The flavors are a big sticking point for many public health groups. On one hand, at least one study backed up the common argument among vapers that a variety of flavor options makes it more likely that ex-smokers will stick to e-cigarettes. On the other, vaping is increasing in popularity among teens and middle-schoolers, and nicotine poisoning from kids accidentally ingesting e-liquids is on the rise.

The major crux of the debate is the fact that, because vaping has only been around for a short time, we don't know the long-term effects. Early evidence shows vaping is safer than smoking, but it's not as safe as just breathing clean air. And the chemicals used in flavoring e-liquids could have potentially dangerous side effects.
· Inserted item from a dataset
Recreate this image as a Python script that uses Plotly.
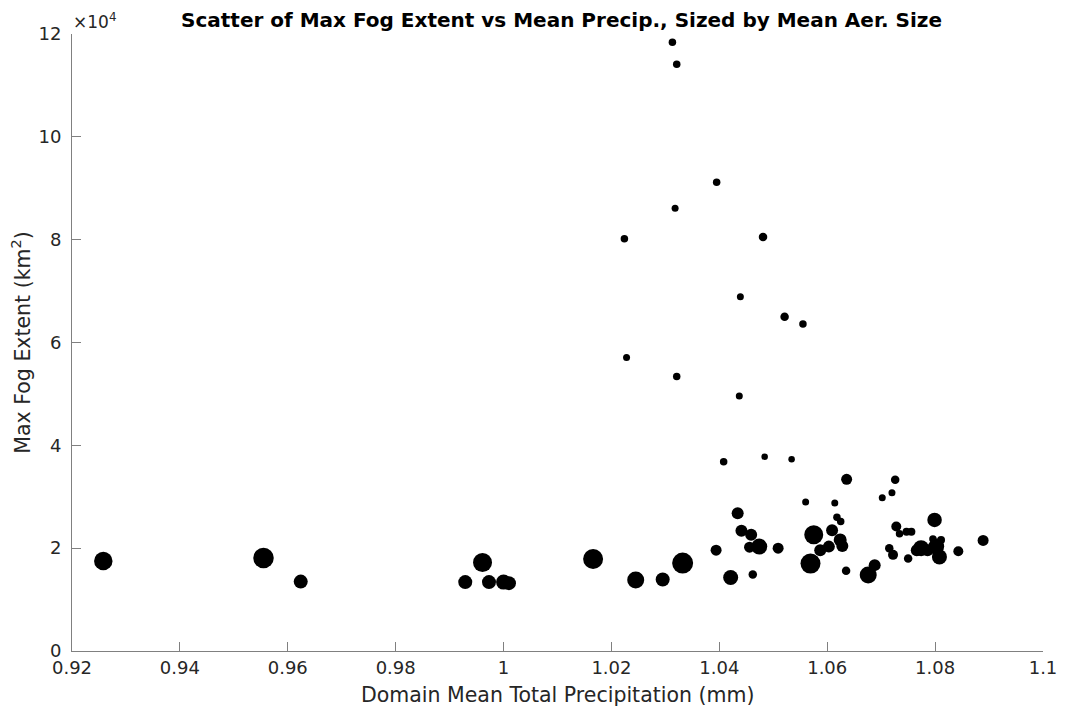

"We know that tobacco is going to kill you, but we are finding people are having incredible success with tobacco-free alternatives such as vaping," said Tony Mandarano, founder of ZampleBox, a vaping subscription start-up. "Vaping isn't like taking a vitamin, and nobody is saying that. It's about harm reduction."

For now, the vaping industry is holding on to hope that one of three things might happen: we find out the FDA voluntarily changed the grandfather date in the final regulations ; the OMB requires the FDA to change the date; or a congressional bill that changes the date for the FDA will pass. If none of those options come through, the future of the vaping industry in the US will be seriously threatened.

As one poster on a vaping subreddit succinctly put it: "if this is true and what will be finalized, we are truly fucked."